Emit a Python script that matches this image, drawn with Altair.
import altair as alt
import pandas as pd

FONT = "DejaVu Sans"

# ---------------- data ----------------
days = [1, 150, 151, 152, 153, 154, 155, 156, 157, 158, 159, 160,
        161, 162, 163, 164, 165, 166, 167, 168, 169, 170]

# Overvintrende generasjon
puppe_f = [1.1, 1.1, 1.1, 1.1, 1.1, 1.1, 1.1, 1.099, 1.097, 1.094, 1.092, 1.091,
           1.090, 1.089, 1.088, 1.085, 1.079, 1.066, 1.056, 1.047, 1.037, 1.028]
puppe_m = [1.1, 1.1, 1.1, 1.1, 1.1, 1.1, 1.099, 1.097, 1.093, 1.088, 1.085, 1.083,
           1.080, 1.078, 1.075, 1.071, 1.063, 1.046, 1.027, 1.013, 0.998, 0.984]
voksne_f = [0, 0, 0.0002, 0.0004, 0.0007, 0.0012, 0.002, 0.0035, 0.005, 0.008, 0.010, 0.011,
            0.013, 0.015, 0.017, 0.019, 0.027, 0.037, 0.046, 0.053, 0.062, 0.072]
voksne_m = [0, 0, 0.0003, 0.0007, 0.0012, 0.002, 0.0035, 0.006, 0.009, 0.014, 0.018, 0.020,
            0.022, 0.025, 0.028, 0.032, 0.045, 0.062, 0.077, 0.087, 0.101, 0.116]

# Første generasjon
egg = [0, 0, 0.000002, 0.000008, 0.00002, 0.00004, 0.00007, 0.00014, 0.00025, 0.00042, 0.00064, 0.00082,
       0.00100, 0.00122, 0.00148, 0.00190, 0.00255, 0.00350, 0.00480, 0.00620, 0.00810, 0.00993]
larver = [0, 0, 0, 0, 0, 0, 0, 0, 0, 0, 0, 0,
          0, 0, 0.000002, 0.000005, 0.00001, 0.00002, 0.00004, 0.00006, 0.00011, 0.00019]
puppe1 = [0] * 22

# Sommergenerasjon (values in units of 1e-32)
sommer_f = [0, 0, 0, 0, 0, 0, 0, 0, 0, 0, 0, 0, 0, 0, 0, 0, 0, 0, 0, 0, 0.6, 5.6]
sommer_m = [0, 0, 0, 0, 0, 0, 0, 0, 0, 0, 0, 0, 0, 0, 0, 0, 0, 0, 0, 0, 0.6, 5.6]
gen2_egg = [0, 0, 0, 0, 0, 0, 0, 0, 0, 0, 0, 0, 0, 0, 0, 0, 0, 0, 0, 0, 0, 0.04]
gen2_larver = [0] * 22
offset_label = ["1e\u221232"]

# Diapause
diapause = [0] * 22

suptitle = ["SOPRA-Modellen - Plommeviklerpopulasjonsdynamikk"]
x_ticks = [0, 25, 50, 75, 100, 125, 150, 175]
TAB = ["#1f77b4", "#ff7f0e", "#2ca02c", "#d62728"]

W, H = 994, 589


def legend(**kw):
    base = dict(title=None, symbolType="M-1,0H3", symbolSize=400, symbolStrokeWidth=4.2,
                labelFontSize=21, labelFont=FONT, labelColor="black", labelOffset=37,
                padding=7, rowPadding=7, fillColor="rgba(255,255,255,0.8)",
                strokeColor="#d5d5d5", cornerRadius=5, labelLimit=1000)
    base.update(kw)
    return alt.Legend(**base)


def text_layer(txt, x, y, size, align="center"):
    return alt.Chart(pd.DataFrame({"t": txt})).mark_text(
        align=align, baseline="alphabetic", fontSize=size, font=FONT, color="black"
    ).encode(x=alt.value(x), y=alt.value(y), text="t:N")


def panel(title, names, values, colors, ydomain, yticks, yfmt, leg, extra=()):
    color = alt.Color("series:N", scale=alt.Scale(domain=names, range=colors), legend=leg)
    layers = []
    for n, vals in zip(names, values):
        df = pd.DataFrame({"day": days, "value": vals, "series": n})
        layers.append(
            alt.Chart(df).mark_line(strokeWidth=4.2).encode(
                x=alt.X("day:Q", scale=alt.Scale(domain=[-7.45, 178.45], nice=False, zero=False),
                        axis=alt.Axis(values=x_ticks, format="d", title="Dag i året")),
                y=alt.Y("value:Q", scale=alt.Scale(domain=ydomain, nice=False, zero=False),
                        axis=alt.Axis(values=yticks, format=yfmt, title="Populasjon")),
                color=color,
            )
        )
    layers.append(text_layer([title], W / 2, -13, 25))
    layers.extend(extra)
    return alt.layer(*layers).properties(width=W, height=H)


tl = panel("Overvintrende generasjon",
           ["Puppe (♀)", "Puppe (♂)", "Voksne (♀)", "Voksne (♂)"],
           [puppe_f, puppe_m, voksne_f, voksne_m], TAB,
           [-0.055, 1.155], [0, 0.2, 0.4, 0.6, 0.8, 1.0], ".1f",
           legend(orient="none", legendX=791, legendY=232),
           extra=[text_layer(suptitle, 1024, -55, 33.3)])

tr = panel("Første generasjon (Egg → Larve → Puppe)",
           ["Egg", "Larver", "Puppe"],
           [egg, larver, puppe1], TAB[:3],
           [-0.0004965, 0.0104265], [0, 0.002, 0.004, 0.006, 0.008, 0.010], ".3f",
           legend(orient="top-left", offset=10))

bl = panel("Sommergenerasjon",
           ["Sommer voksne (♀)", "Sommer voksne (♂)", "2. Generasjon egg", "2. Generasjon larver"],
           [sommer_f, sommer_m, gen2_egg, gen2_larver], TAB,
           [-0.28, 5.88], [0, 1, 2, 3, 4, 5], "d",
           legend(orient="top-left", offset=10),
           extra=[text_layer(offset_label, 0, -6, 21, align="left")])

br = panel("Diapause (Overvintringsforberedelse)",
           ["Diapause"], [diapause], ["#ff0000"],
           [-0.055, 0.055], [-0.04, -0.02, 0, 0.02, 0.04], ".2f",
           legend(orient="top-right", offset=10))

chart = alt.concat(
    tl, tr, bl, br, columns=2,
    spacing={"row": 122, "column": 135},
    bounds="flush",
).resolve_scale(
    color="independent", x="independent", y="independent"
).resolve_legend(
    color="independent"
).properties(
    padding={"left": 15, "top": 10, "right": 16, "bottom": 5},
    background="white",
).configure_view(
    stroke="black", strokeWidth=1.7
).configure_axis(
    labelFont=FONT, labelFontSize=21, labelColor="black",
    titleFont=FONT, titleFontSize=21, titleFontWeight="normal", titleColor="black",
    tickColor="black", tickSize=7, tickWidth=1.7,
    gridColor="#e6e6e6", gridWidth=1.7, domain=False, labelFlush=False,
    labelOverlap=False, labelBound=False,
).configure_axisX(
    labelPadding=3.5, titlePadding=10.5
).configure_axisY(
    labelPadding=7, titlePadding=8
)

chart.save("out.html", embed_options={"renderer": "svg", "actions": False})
______
◆ **Work to be completed**: Each line in the material above must be retyped without alteration.

◆ **Full output**:
Emit a Python script that matches this image, drawn with Altair.
import altair as alt
import pandas as pd

FONT = "DejaVu Sans"

# ---------------- data ----------------
days = [1, 150, 151, 152, 153, 154, 155, 156, 157, 158, 159, 160,
        161, 162, 163, 164, 165, 166, 167, 168, 169, 170]

# Overvintrende generasjon
puppe_f = [1.1, 1.1, 1.1, 1.1, 1.1, 1.1, 1.1, 1.099, 1.097, 1.094, 1.092, 1.091,
           1.090, 1.089, 1.088, 1.085, 1.079, 1.066, 1.056, 1.047, 1.037, 1.028]
puppe_m = [1.1, 1.1, 1.1, 1.1, 1.1, 1.1, 1.099, 1.097, 1.093, 1.088, 1.085, 1.083,
           1.080, 1.078, 1.075, 1.071, 1.063, 1.046, 1.027, 1.013, 0.998, 0.984]
voksne_f = [0, 0, 0.0002, 0.0004, 0.0007, 0.0012, 0.002, 0.0035, 0.005, 0.008, 0.010, 0.011,
            0.013, 0.015, 0.017, 0.019, 0.027, 0.037, 0.046, 0.053, 0.062, 0.072]
voksne_m = [0, 0, 0.0003, 0.0007, 0.0012, 0.002, 0.0035, 0.006, 0.009, 0.014, 0.018, 0.020,
            0.022, 0.025, 0.028, 0.032, 0.045, 0.062, 0.077, 0.087, 0.101, 0.116]

# Første generasjon
egg = [0, 0, 0.000002, 0.000008, 0.00002, 0.00004, 0.00007, 0.00014, 0.00025, 0.00042, 0.00064, 0.00082,
       0.00100, 0.00122, 0.00148, 0.00190, 0.00255, 0.00350, 0.00480, 0.00620, 0.00810, 0.00993]
larver = [0, 0, 0, 0, 0, 0, 0, 0, 0, 0, 0, 0,
          0, 0, 0.000002, 0.000005, 0.00001, 0.00002, 0.00004, 0.00006, 0.00011, 0.00019]
puppe1 = [0] * 22

# Sommergenerasjon (values in units of 1e-32)
sommer_f = [0, 0, 0, 0, 0, 0, 0, 0, 0, 0, 0, 0, 0, 0, 0, 0, 0, 0, 0, 0, 0.6, 5.6]
sommer_m = [0, 0, 0, 0, 0, 0, 0, 0, 0, 0, 0, 0, 0, 0, 0, 0, 0, 0, 0, 0, 0.6, 5.6]
gen2_egg = [0, 0, 0, 0, 0, 0, 0, 0, 0, 0, 0, 0, 0, 0, 0, 0, 0, 0, 0, 0, 0, 0.04]
gen2_larver = [0] * 22
offset_label = ["1e\u221232"]

# Diapause
diapause = [0] * 22

suptitle = ["SOPRA-Modellen - Plommeviklerpopulasjonsdynamikk"]
x_ticks = [0, 25, 50, 75, 100, 125, 150, 175]
TAB = ["#1f77b4", "#ff7f0e", "#2ca02c", "#d62728"]

W, H = 994, 589


def legend(**kw):
    base = dict(title=None, symbolType="M-1,0H3", symbolSize=400, symbolStrokeWidth=4.2,
                labelFontSize=21, labelFont=FONT, labelColor="black", labelOffset=37,
                padding=7, rowPadding=7, fillColor="rgba(255,255,255,0.8)",
                strokeColor="#d5d5d5", cornerRadius=5, labelLimit=1000)
    base.update(kw)
    return alt.Legend(**base)


def text_layer(txt, x, y, size, align="center"):
    return alt.Chart(pd.DataFrame({"t": txt})).mark_text(
        align=align, baseline="alphabetic", fontSize=size, font=FONT, color="black"
    ).encode(x=alt.value(x), y=alt.value(y), text="t:N")


def panel(title, names, values, colors, ydomain, yticks, yfmt, leg, extra=()):
    color = alt.Color("series:N", scale=alt.Scale(domain=names, range=colors), legend=leg)
    layers = []
    for n, vals in zip(names, values):
        df = pd.DataFrame({"day": days, "value": vals, "series": n})
        layers.append(
            alt.Chart(df).mark_line(strokeWidth=4.2).encode(
                x=alt.X("day:Q", scale=alt.Scale(domain=[-7.45, 178.45], nice=False, zero=False),
                        axis=alt.Axis(values=x_ticks, format="d", title="Dag i året")),
                y=alt.Y("value:Q", scale=alt.Scale(domain=ydomain, nice=False, zero=False),
                        axis=alt.Axis(values=yticks, format=yfmt, title="Populasjon")),
                color=color,
            )
        )
    layers.append(text_layer([title], W / 2, -13, 25))
    layers.extend(extra)
    return alt.layer(*layers).properties(width=W, height=H)


tl = panel("Overvintrende generasjon",
           ["Puppe (♀)", "Puppe (♂)", "Voksne (♀)", "Voksne (♂)"],
           [puppe_f, puppe_m, voksne_f, voksne_m], TAB,
           [-0.055, 1.155], [0, 0.2, 0.4, 0.6, 0.8, 1.0], ".1f",
           legend(orient="none", legendX=791, legendY=232),
           extra=[text_layer(suptitle, 1024, -55, 33.3)])

tr = panel("Første generasjon (Egg → Larve → Puppe)",
           ["Egg", "Larver", "Puppe"],
           [egg, larver, puppe1], TAB[:3],
           [-0.0004965, 0.0104265], [0, 0.002, 0.004, 0.006, 0.008, 0.010], ".3f",
           legend(orient="top-left", offset=10))

bl = panel("Sommergenerasjon",
           ["Sommer voksne (♀)", "Sommer voksne (♂)", "2. Generasjon egg", "2. Generasjon larver"],
           [sommer_f, sommer_m, gen2_egg, gen2_larver], TAB,
           [-0.28, 5.88], [0, 1, 2, 3, 4, 5], "d",
           legend(orient="top-left", offset=10),
           extra=[text_layer(offset_label, 0, -6, 21, align="left")])

br = panel("Diapause (Overvintringsforberedelse)",
           ["Diapause"], [diapause], ["#ff0000"],
           [-0.055, 0.055], [-0.04, -0.02, 0, 0.02, 0.04], ".2f",
           legend(orient="top-right", offset=10))

chart = alt.concat(
    tl, tr, bl, br, columns=2,
    spacing={"row": 122, "column": 135},
    bounds="flush",
).resolve_scale(
    color="independent", x="independent", y="independent"
).resolve_legend(
    color="independent"
).properties(
    padding={"left": 15, "top": 10, "right": 16, "bottom": 5},
    background="white",
).configure_view(
    stroke="black", strokeWidth=1.7
).configure_axis(
    labelFont=FONT, labelFontSize=21, labelColor="black",
    titleFont=FONT, titleFontSize=21, titleFontWeight="normal", titleColor="black",
    tickColor="black", tickSize=7, tickWidth=1.7,
    gridColor="#e6e6e6", gridWidth=1.7, domain=False, labelFlush=False,
    labelOverlap=False, labelBound=False,
).configure_axisX(
    labelPadding=3.5, titlePadding=10.5
).configure_axisY(
    labelPadding=7, titlePadding=8
)

chart.save("out.html", embed_options={"renderer": "svg", "actions": False})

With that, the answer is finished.